The Stock Market is Not Evidence of Trump’s Success

by Benjamin Studebaker

If you ask a Trump supporter to name some of the president’s accomplishments, invariably one of the first responses you get is a booming stock market.

The thing is, a booming stock market is not a good economic indicator. Not in this day and age. Here’s why.

I like to think of the post-war stock market as having four phases:

  1. The Post-War Period, 1950-1970, in which the S&P 500 doubles from around 50 to 100, with only minor and ephemeral setbacks.
  2. The Crisis of the 70s, 1970-1980, in which the S&P 500 oscillates around 100, making no serious sustained gains.
  3. The Prime Neoliberal Period, 1980-2000, in which the S&P 500 multiplies by 14, climbing from around 100 to around 1400.
  4. The Millennial Crisis, 2000-?, in which the S&P 500 oscillates wildly, making no sustained gains about 2000 levels.

You can see each of these periods distinctively.

The Post-War Period:

The Crisis of the 70s:

The Prime Neoliberal Period:

The Millennial Crisis:

One of the many things that annoys me about contemporary reporting on the stock market is that so many people pretend that the stock market’s natural, default behavior is The Prime Neoliberal Period. But we’ve seen four totally distinct kinds of stock market behavior since the war–slow, steady growth in the first quarter century, stagnation in the next decade, rapid growth in the next two decades, and then wild oscillation in the final decade and change.

You may have noticed that I ended the graph for The Millennial Crisis at the start of 2013. This is because after 2013, the stock market had a run of growth above and beyond the levels achieved in 2000 and 2007. This growth began early in Obama’s second term and has more or less continued under Trump. I left those years out because it’s not obvious whether they are the beginning of a new period similar to The Prime Neoliberal Period or whether they are a false lead in what may turn out to be a prolonged period of intermittent crisis. If we add those last few years, the graph looks like this:

The S&P has run up an additional 66% or so over the previous two maximums. Most commentators seem to assume that this is broadly sustainable–there might be a little overheating, but we’re not going all the way back down to the 1000-1500 range.

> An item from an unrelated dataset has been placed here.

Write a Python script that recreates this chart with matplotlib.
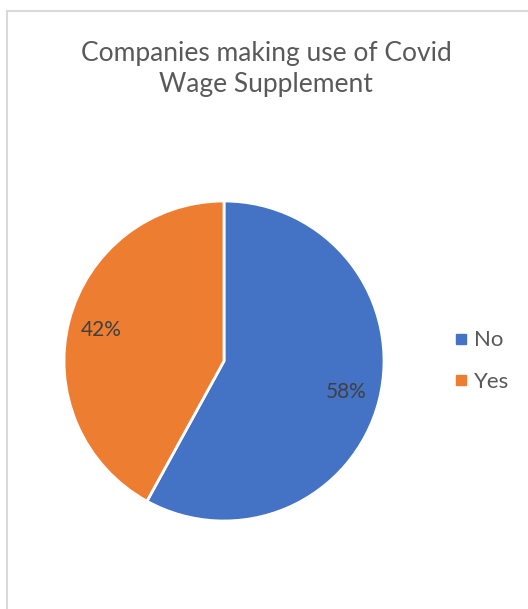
import matplotlib.pyplot as plt
from matplotlib.patches import Rectangle
from matplotlib.lines import Line2D

# share of companies that used the Covid wage supplement
categories = ['No', 'Yes']
shares = [58, 42]
colors = ['#4472C4', '#ED7D31']
title = 'Companies making use of Covid\nWage Supplement'

plt.rcParams['font.family'] = ['Lato', 'DejaVu Sans']
text_color = '#595959'

W, H = 528, 609
fig = plt.figure(figsize=(W / 100, H / 100), dpi=100)

# light grey chart-area frame, running off the right and bottom edges
fig.patches.append(Rectangle((6.5 / W, -0.05), 1.1, 1.05 - 10.5 / H,
                             transform=fig.transFigure, fill=False,
                             edgecolor='#d9d9d9', linewidth=1.5))

fig.text(266 / W, 1 - 69 / H, title, ha='center', va='center',
         fontsize=19, color=text_color, linespacing=1.3)

# pie axes: centre (224, 361) px, radius 160 px
cx, cy, r = 224, 361, 160
ax = fig.add_axes([(cx - r) / W, 1 - (cy + r) / H, 2 * r / W, 2 * r / H])
wedges, _, autotexts = ax.pie(
    shares, colors=colors, startangle=90, counterclock=False,
    autopct='%1.0f%%', pctdistance=0.79, radius=1,
    wedgeprops=dict(edgecolor='white', linewidth=2),
    textprops=dict(color='#404040', fontsize=15))
ax.set_xlim(-1, 1)
ax.set_ylim(-1, 1)
ax.set_aspect('auto')
ax.axis('off')

handles = [Line2D([], [], marker='s', linestyle='none', markersize=6.5,
                  markerfacecolor=c, markeredgecolor=c) for c in colors]
fig.legend(handles, categories, loc='center left',
           bbox_to_anchor=(450 / W, 1 - 361 / H), frameon=False,
           borderpad=0, borderaxespad=0,
           fontsize=16, labelcolor=text_color, handletextpad=0.1,
           labelspacing=0.95, handlelength=1.0)

fig.savefig('out.png', dpi=100)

Now I’m going to show you something cool. If we look historically, the S&P growth rate has often been totally disconnected from the GDP growth rate. When we compare the average annual real GDP growth rate during these periods with the average annual S&P growth rate. We see that economic growth has more or less collapsed since 2000:

But the S&P’s growth rate is all over the place:

Some key things to notice:

  • The real economy never recovers much of the steam it loses after the Post-War Period–the 80s and 90s are great for investors, but not much better than the 70s for ordinary people, and the years following 2000 have been pretty bad for everyone.
  • During the last four years, the S&P has grown almost as quickly as it did during the Post-War Period, but this has come alongside only a very tiny bump in the growth rate, which is still far below both Prime and Post-War levels.

So it’s not really possible to plausibly argue that we’re in a new Prime Neoliberal Period, because the rapid stock growth is not accompanied by annual GDP growth of around 4%. If the stock growth is here to stay, all this means is that it’s possible to have a lot of stock growth without doing much to help anybody. Now, to me that doesn’t sound very plausible–how can stocks grow rapidly even as the real economy grows only very slowly? It sounds unsustainable, doesn’t it? But no one living in the Post-War Period would have thought the Prime Neoliberal Period could have happened, so we can’t dismiss the possibility entirely. One of two things is happening:

  1. We are still in The Millennial Crisis, and the recent growth will prove to be similar to the growth of the late 90s or mid-00s–ephemeral and fleeting.
  2. We are in a fifth phase, which I’ll call “The New Gilded Age,” in which the stock market grows relatively quickly (albeit slower than during the Post-War and Prime Neoliberal Periods) even as the economy grows at a historically crummy rate.

So the question Trump supporters need to answer is why should we regard either of these as an achievement? An achievement would be bringing back the growth patterns (in both the real economy and the stock market) that prevailed during the second half of the 20th century. Right now, all we’re seeing is moderately large handouts for investors alongside Bush or Obama type growth rates. That’s not as good as what we saw under Clinton or Reagan or Nixon or Johnson. It’s not “making America great again”.

And if the Trumpeteer reply to all of this is that the world’s a different place than it was in the 20th century, that the growth rates we used to see just aren’t possible anymore, then I have a further question–why didn’t they accept that answer when Obama supporters gave it to them? Because they believed we really could do a lot better. And if they still believe that, before long they’ll have to concede what even the biggest fans of hope and change eventually had to concede–their guy just couldn’t get it done, and the only way to defend him was to settle for less than they’d hoped for.